Dahulu ketika pertama kali mengunjungi Islamic Book Fair pada tahun 2003 di Istora, jujur begitu banyak karya penulis islam yang mewarnai dan menjadi gema tersendiri. Sehingga otomatis sepulang dari pameran, begitu banyak buku islam yang memenuhi meja belajar kami (saya dan teman-teman di asrama). Seolah haus dan lapar, kami membeli buku menarik yang kami jumpai. Atau meminta teman tuk membeli agar bisa meminjam di kemudian hari. Mulai dari buku yang berbau hiburan (seperti novel, komik, kumcer, nomik) sampai buku serius dan bahkan ada yang membeli buku pernikahan (sekadar catatan, saat itu kami masih duduk di Sekolah Menengah Pertama).

Euforia buku melanda seluruh asrama, tak jarang dijumpai kawan yang asyik membaca. Buku hiburan islami seolah menjadi alternatif tersendiri. Terutama kala itu di asrama tak boleh ada komik dan novel yang berkeliaran secara bebas.

Begitu pun yang saya rasa terjadi di negeri ini kala itu, penulis seakan berlomba tuk mengeluarkan karya terbarunya. Memenuhi hasrat hiburan islami yang telah lama dirundung sepi. Bahkan Fahri Asiza, seorang penulis islami yang diantara karyanya adalah Syakila, pernah membuat satu novel hanya dalam waktu tiga hari dan cukup berkualitas. Sangat mengesankan!

Namun usia euforia itu sangat singkat dirasa. Warna yang memenuhi pameran buku islam sudah tidak begitu sama, terutama dari segi hiburan islaminya. Novel islami masih ada, namun warnanya kurang ramai tak seperti dahulu kala. Penulis muda pun mulai jarang didengar kiprahnya.

Alhamdulillah memang karena ternyata beberapa novel yang bernilai islami sukses menjadi best seller, tetapi tema yang berkaitan dengan dunia remaja masih kurang terasa. Banyaknya novel islami kini memuat kisah mahasiswa atau orang dewasa, sementara remaja-yang notabenenya masa pencarian jati diri tahap awal-masih sepi minim aksi.
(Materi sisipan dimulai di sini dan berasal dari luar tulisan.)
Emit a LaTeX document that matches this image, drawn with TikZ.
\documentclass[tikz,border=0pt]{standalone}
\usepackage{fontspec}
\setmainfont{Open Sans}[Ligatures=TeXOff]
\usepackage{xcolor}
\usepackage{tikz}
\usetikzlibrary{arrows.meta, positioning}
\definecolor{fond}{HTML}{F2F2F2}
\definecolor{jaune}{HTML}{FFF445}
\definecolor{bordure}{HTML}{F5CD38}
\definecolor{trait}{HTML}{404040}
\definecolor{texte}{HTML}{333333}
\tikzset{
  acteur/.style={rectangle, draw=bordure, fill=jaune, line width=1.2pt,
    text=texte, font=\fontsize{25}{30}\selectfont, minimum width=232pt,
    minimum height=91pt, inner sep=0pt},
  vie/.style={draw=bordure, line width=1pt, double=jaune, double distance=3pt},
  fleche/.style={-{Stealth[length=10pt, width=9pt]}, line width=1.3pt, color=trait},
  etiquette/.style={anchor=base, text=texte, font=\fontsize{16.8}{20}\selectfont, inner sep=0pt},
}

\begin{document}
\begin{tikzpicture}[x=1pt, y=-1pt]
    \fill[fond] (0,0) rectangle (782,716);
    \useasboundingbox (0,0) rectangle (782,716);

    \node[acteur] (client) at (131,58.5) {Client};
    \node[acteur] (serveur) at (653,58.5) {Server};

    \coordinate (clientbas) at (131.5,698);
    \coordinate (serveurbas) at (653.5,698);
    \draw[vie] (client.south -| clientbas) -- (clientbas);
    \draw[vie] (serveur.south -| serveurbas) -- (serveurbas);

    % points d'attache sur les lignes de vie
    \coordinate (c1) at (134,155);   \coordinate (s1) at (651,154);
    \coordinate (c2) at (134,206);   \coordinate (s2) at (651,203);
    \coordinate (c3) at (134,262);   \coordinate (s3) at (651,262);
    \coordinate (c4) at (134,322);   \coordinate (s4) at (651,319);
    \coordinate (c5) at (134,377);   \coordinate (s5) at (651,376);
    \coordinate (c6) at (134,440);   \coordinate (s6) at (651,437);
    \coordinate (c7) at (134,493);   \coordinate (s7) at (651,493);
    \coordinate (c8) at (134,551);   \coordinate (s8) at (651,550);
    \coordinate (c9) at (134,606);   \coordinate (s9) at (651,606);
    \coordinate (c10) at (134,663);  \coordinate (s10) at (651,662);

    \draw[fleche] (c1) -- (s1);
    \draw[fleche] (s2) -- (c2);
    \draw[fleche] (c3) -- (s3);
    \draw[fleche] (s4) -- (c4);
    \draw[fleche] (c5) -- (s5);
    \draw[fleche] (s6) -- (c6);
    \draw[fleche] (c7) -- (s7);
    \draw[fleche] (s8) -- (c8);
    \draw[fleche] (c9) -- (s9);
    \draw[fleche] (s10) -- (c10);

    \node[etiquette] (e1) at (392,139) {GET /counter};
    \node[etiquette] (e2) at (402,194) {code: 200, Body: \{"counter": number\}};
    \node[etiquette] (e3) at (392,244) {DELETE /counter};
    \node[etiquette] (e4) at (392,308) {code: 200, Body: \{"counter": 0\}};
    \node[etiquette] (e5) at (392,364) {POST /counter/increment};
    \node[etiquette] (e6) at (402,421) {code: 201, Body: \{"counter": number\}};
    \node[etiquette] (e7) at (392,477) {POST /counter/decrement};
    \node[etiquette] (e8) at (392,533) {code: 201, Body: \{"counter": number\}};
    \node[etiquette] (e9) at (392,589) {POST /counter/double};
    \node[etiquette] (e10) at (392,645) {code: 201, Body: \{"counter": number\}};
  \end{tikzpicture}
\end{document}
Sedikit curhat, saya tidak pernah terlibat dengan yang namanya rohis ketika masa SMP atau SMA. Karena lingkungan saya sudah pesantren, sekolah berasrama yang islami. Sehingga minim sekali pengetahuan dan wawasan terkait dunia umum. Namun, saya bisa membayangkan tentang unit atau kegiatan rohis serta remaja ideal melalui novel dan cerpen yang sering saya baca dan dapatkan ketika di asrama. Sehingga itu menjadi pegangan dan gambaran ideal bagaimana sosok remaja islam seharusnya.

Intinya, remaja itu masih belum stabil. Masih butuh pegangan dan tuntunan. Adapun sastra islami yang berkaitan dengan dunia remaja menjadi alternatif yang cukup mengena tuk membentuk pola pikir para remaja dan para aktivis rohis khususnya.

Mungkin remaja kini yang cenderung galau, labil, dan berlebihan dalam memuja manusia biasa berlabel artis adalah hasil atau buah dari terlenanya kita dalam menjaga pola pikir mereka terhadap dunia hiburan. Maka tugas kita yang telah melalui fase remaja tadi untuk membina mereka agar selamat pikiran dan aqidahnya. Bicara pembinaan berarti kita sedang membangun peradaban, dan pembangunan peradaban adalah awal serta fase penting sebuah kebangkitan. Mari bergerak dan bersiap siaga! Untuk remaja yang rabbani sebagai aset penting umat ini.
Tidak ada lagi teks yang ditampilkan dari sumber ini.